**EXERCISE BRIEF:**
Your task is to retype, word for word, the lines from the start of the data through the line holding "import pandas as pd". Do not include the pictures.

**INFORMATION SUPPLIED:**
(begin)

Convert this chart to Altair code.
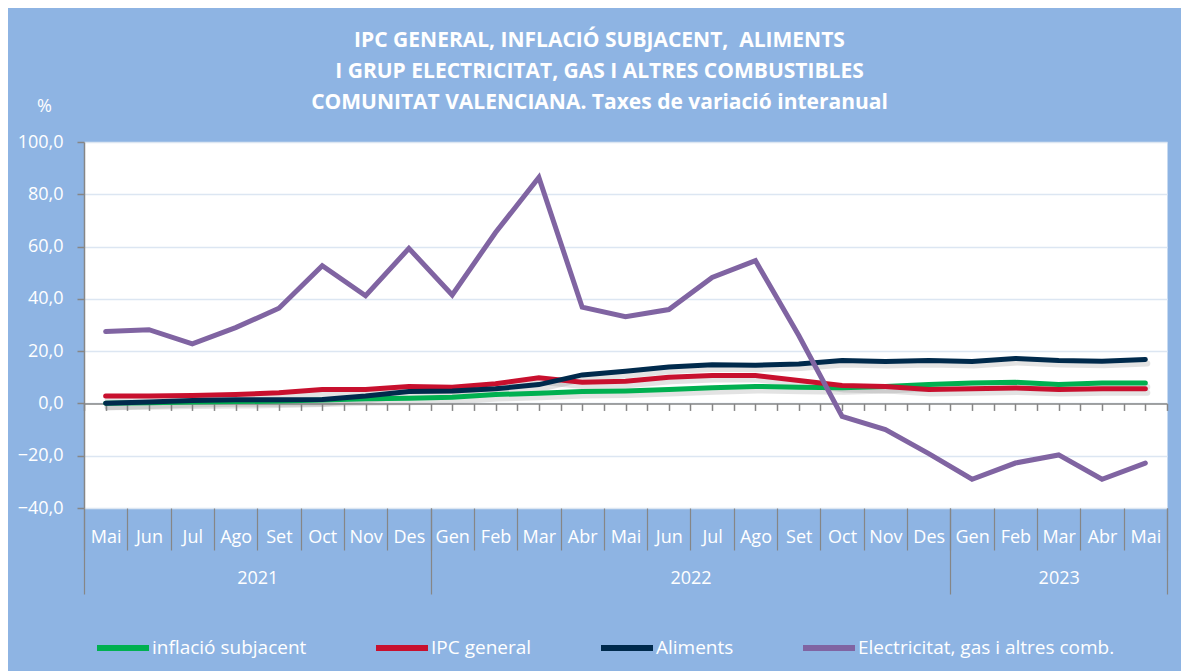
import altair as alt
import pandas as pd

months = ["Mai", "Jun", "Jul", "Ago", "Set", "Oct", "Nov", "Des",
          "Gen", "Feb", "Mar", "Abr", "Mai", "Jun", "Jul", "Ago", "Set", "Oct", "Nov", "Des",
          "Gen", "Feb", "Mar", "Abr", "Mai"]
years = ["2021", "2022", "2023"]
year_start = [0, 8, 20]
year_end = [7, 19, 24]

series = ["inflació subjacent", "IPC general", "Aliments", "Electricitat, gas i altres comb."]
subjacent = [0.1, 0.3, 0.5, 0.7, 0.9, 1.3, 1.8, 2.0, 2.4, 3.4, 3.9, 4.6, 4.8, 5.3, 6.0, 6.5,
             6.2, 6.0, 6.5, 7.2, 7.8, 8.1, 7.2, 7.8, 7.8]
ipc = [2.8, 2.8, 3.0, 3.4, 4.1, 5.3, 5.3, 6.5, 6.2, 7.5, 9.8, 8.1, 8.5, 10.0, 10.7, 10.7,
       8.8, 6.9, 6.5, 5.3, 5.6, 5.9, 5.3, 5.6, 5.6]
aliments = [0.1, 0.5, 1.1, 1.4, 1.4, 1.5, 2.8, 4.6, 4.8, 5.6, 7.2, 10.9, 12.3, 13.9, 14.8, 14.6,
            15.1, 16.4, 16.0, 16.4, 16.0, 17.2, 16.4, 16.1, 16.8]
electricitat = [27.5, 28.2, 22.8, 29.0, 36.4, 52.7, 41.2, 59.3, 41.5, 65.4, 86.4, 36.8, 33.2, 35.9,
                48.2, 54.6, 26.0, -5.0, -10.0, -19.2, -29.0, -22.8, -19.7, -29.0, -22.8]
colors = ["#00B050", "#C8102E", "#002A4C", "#8064A2"]

title_lines = ["IPC GENERAL, INFLACIÓ SUBJACENT,\u00a0 ALIMENTS",
               "I GRUP ELECTRICITAT, GAS I ALTRES COMBUSTIBLES",
               "COMUNITAT VALENCIANA. Taxes de variació interanual"]

values = dict(zip(series, [subjacent, ipc, aliments, electricitat]))
n = len(months)
df = pd.DataFrame([{"idx": i, "mes": months[i], "serie": s, "valor": v}
                   for s in series for i, v in enumerate(values[s])])

W, H = 1083, 366
YMIN, YMAX = -40, 100
zero_offset = -(H - H * (YMAX - 0) / (YMAX - YMIN))
FONT = "Open Sans"
GREY = "#868686"
BG = "#8EB4E3"

x_scale = alt.Scale(domain=[-0.5, n - 0.5], nice=False, zero=False)
y_scale = alt.Scale(domain=[YMIN, YMAX], nice=False, zero=False)
color_scale = alt.Scale(domain=series, range=colors)

month_lbl = "[" + ",".join(f"'{m}'" for m in months) + "][datum.value]"
year_centers = [(a + b) / 2 for a, b in zip(year_start, year_end)]
year_lbl = ("[" + ",".join(f"'{y}'" for y in years) + "][indexof(["
            + ",".join(str(c) for c in year_centers) + "], datum.value)]")

y_axis = alt.Axis(values=list(range(YMIN, YMAX + 1, 20)),
                  labelExpr="replace(format(datum.value, '.1f'), '.', ',')",
                  labelColor="white", labelFontSize=18, labelFont=FONT, labelPadding=14,
                  tickColor=GREY, tickSize=7, tickWidth=1.5, domainColor=GREY, domainWidth=1.5,
                  gridColor="#DCE6F2", gridWidth=1.5,
                  title="%", titleAngle=0, titleX=-40, titleY=-36, titleColor="white",
                  titleFontSize=18, titleFont=FONT, titleFontWeight="normal",
                  titleAlign="center", titleBaseline="middle")

axis_zero = alt.Axis(orient="bottom", offset=zero_offset,
                     values=[i / 2 - 0.5 for i in range(2 * n + 1)], labels=False, title=None,
                     grid=False, domainColor=GREY, domainWidth=1.5, tickColor=GREY,
                     tickSize=7, tickWidth=1.5)
axis_msep = alt.Axis(orient="bottom", values=[i - 0.5 for i in range(n + 1)], labels=False,
                     title=None, grid=False, domain=False, tickColor=GREY, tickSize=42,
                     tickWidth=1.2)
axis_mlab = alt.Axis(orient="bottom", values=list(range(n)), labelExpr=month_lbl, ticks=False,
                     tickSize=0, domain=False, grid=False, title=None, labelColor="white",
                     labelFontSize=18, labelFont=FONT, labelPadding=29, labelBaseline="middle",
                     labelOverlap=False, labelFlush=False, labelBound=False)
axis_ysep = alt.Axis(orient="bottom",
                     values=[year_start[0] - 0.5] + [e + 0.5 for e in year_end],
                     labels=False, title=None, grid=False, domain=False, tickColor=GREY,
                     tickSize=86, tickWidth=1.2)
axis_ylab = alt.Axis(orient="bottom", values=year_centers, labelExpr=year_lbl, ticks=False,
                     tickSize=0, domain=False, grid=False, title=None, labelColor="white",
                     labelFontSize=18, labelFont=FONT, labelPadding=70, labelBaseline="middle",
                     labelOverlap=False, labelFlush=False, labelBound=False)

legend = alt.Legend(orient="none", legendX=10, legendY=477, direction="horizontal", columns=4,
                    symbolType="stroke", symbolSize=2704, symbolStrokeWidth=6,
                    labelColor="white", labelFontSize=19, labelFont=FONT, labelLimit=400,
                    columnPadding=57, labelOffset=0, title=None, padding=0, gridAlign="none")

base = alt.Chart(df)

shadow = base.transform_filter(
    alt.FieldOneOfPredicate(field="serie", oneOf=series[:3])
).mark_line(color="#808080", opacity=0.22, strokeWidth=6, xOffset=2, yOffset=4,
            strokeCap="round").encode(
    x=alt.X("idx:Q", scale=x_scale, axis=axis_ylab),
    y=alt.Y("valor:Q", scale=y_scale, axis=y_axis),
    detail="serie:N",
)


def series_layer(name, x_axis, show_legend=False):
    return base.transform_filter(alt.datum.serie == name).mark_line(
        strokeWidth=5, strokeCap="round"
    ).encode(
        x=alt.X("idx:Q", scale=x_scale, axis=x_axis),
        y=alt.Y("valor:Q", scale=y_scale, axis=y_axis),
        color=alt.Color("serie:N", scale=color_scale, legend=legend if show_legend else None),
    )


layers = [
    shadow,
    series_layer(series[0], axis_zero, show_legend=True),
    series_layer(series[1], axis_msep),
    series_layer(series[2], axis_mlab),
    series_layer(series[3], axis_ysep),
]

chart = alt.layer(*layers).resolve_axis(x="independent").properties(
    width=W, height=H,
    padding={"left": 76, "top": 134, "right": 14, "bottom": 163},
    autosize=alt.AutoSizeParams(type="none"),
    background=BG,
    title=alt.TitleParams(text=title_lines, font=FONT, fontSize=21, fontWeight="bold",
                          color="white", anchor="middle", dx=-26, offset=-16,
                          lineHeight=31, frame="group"),
).configure_view(fill="white", stroke="transparent")

chart.save("out.html", embed_options={"renderer": "svg", "actions": False})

(end)

**TASK RESULT:**
Convert this chart to Altair code.
import altair as alt
import pandas as pd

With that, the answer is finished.